The criterion is accuracy on the held-out set. The code is available in your Prodigy installation; do python -c "import prodigy.recipes.textcat; print(prodigy.recipes.textcat.__file__)" to get the path.

I’m not sure what shape of answer you’re looking for here. I mean, the model assigns the score by doing a bunch of linear algebra — but that’s obviously not a useful explanation!

For the purposes of evaluation, the model regards 0.5 as the cutoff for “accept”. It’s trained on a cross-entropy objective though, so it’s trying to assign 1.0 to the positive classes and 0.0 to the negative ones. So, there’s nothing special about 0.5. You can make your own decisions based on the score in doc.cats.

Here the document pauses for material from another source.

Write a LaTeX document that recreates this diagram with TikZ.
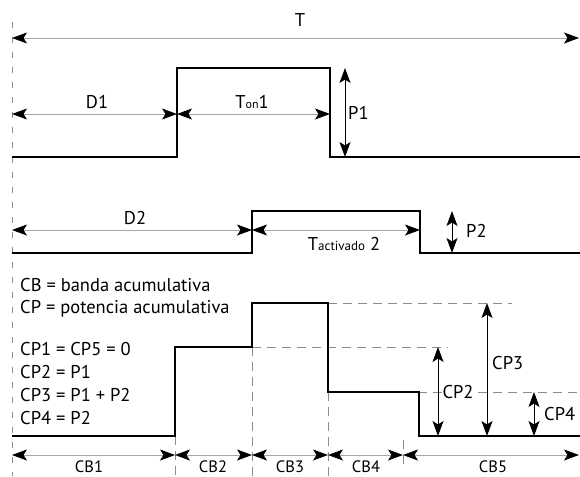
\documentclass[tikz,border=0pt]{standalone}
\usepackage{fontspec}
\setmainfont{PT Sans}
\usetikzlibrary{arrows.meta}

\tikzset{
  tip/.tip={Stealth[length=15pt,width=11pt,inset=3.5pt,black]},
}

\begin{document}
\begin{tikzpicture}[x=1pt,y=-1pt,
  wave/.style={line width=1.8pt, line join=miter},
  dimline/.style={draw=gray!70, line width=0.8pt, tip-tip},
  pline/.style={draw=black, line width=0.9pt, tip-tip},
  guide/.style={draw=gray!90, line width=0.8pt, dash pattern=on 9pt off 6pt},
  axisline/.style={draw=gray!90, line width=0.8pt, dash pattern=on 6pt off 9pt},
  lbl/.style={font=\fontsize{18.5}{22}\selectfont, inner sep=1pt},
  band/.style={font=\fontsize{16.5}{20}\selectfont, inner sep=0pt, anchor=base}]
	\useasboundingbox (0,0) rectangle (580,476);

	% time origin
	\draw[axisline] (12,22) -- (12,476);
	\draw[dimline] (12,38) -- (579,38);
	\node[lbl] (t) at (300,20) {T};

	% first pulse
	\draw[wave] (12,157) -- (177,157) -- (177,68) -- (330,68) -- (330,157) -- (580,157);
	\draw[dimline] (12,114) -- (177,114);
	\draw[dimline] (177,114) -- (330,114);
	\draw[pline] (345,68) -- (345,157);
	\node[lbl] (d1) at (97,102) {D1};
	\node[lbl] (ton) at (252,102) {T{\fontsize{12}{14}\selectfont on}1};
	\node[lbl, anchor=west] (p1) at (347,113) {P1};

	% second pulse
	\draw[wave] (12,253) -- (252,253) -- (252,211) -- (420,211) -- (420,253) -- (580,253);
	\draw[dimline] (12,230) -- (252,230);
	\draw[dimline] (252,230) -- (420,230);
	\draw[pline] (452,211) -- (452,253);
	\node[lbl] (d2) at (135,218) {D2};
	\node[lbl] (tact) at (344,244) {T{\fontsize{13}{15}\selectfont activado} 2};
	\node[lbl, anchor=west] (p2) at (465,231) {P2};

	% legend
	\node[lbl, anchor=west] (cb) at (19,285) {CB = banda acumulativa};
	\node[lbl, anchor=west] (cp) at (19,309) {CP = potencia acumulativa};
	\node[lbl, anchor=west] (cp1) at (19,349) {CP1 = CP5 = 0};
	\node[lbl, anchor=west] (cp2) at (19,372) {CP2 = P1};
	\node[lbl, anchor=west] (cp3) at (19,395) {CP3 = P1 + P2};
	\node[lbl, anchor=west] (cp4) at (19,418) {CP4 = P2};

	% accumulated power
	\draw[guide] (328,303) -- (512,303);
	\draw[guide] (252,347) -- (448,347);
	\draw[guide] (418,392) -- (580,392);
	\draw[guide] (175,436) -- (175,476);
	\draw[guide] (252,347) -- (252,476);
	\draw[guide] (328,392) -- (328,476);
	\draw[guide] (403,440) -- (403,470);
	\draw[wave] (12,436) -- (175,436) -- (175,347) -- (252,347) -- (252,303) -- (328,303)
		-- (328,392) -- (419,392) -- (419,436) -- (580,436);
	\draw[pline] (438,347) -- (438,436);
	\draw[pline] (487,303) -- (487,436);
	\draw[pline] (534,392) -- (534,436);
	\node[lbl, fill=white] (lcp2) at (458,392) {CP2};
	\node[lbl, anchor=west] (lcp3) at (491,363) {CP3};
	\node[lbl, anchor=west] (lcp4) at (543,414) {CP4};

	% bands
	\draw[dimline] (12,455) -- (175,455);
	\draw[dimline] (175,455) -- (252,455);
	\draw[dimline] (252,455) -- (328,455);
	\draw[dimline] (328,455) -- (403,455);
	\draw[dimline] (403,455) -- (579,455);
	\node[band] (cb1) at (89,472) {CB1};
	\node[band] (cb2) at (213,472) {CB2};
	\node[band] (cb3) at (290,472) {CB3};
	\node[band] (cb4) at (366,472) {CB4};
	\node[band] (cb5) at (493,472) {CB5};
\end{tikzpicture}
\end{document}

There’s no way to change the threshold in the evaluation function currently. As a quick hack, you could add a pipeline component that boosted the scores, e.g.


def increase_scores(doc):
    doc.cats['LABEL'] += 0.3
    return doc

nlp.add_pipe(increase_scores, after='textcat')

Hi Honnibal,

Thanks for the detailed answer.

I am looking at the output response of the model and trying to figure out what can be the potential issue. Need some more time to solve this out.

Looking at this, I think I should give more attention to the precision and recall parameters rather than caring more about the iterations.

I will try to look into the possibility for this kind of model.

By this, you mean to say that model is not taking Context into account?

Yes, that will be a great value addition :slight_smile:

I got it :slight_smile:

That helps a bit. I guess, I need to read the articles given on Spacy - API webpage regarding NN Architecture to dive more into it.

Yes, that solves my doubt. Thanks for the hacking tip.

Thanks again

Just to be clear, Prodigy is already doing this. It might be why it converges quickly.

To be a bit more precise (since “model” is frustratingly ambiguous in ML…). The algorithm that learns the weights can find a solution which does take context into account. However, I think it’s settled on a solution that doesn’t take context into account for your problem.

Try following this guide: http://scikit-learn.org/stable/tutorial/text_analytics/working_with_text_data.html . It shows you how to build a simple model that only has access to each word independently. scikit-learn has nice feature and frequency visualisation stuff, so you’ll be able to see whether a couple of words dominate. This should help you figure out what’s going on.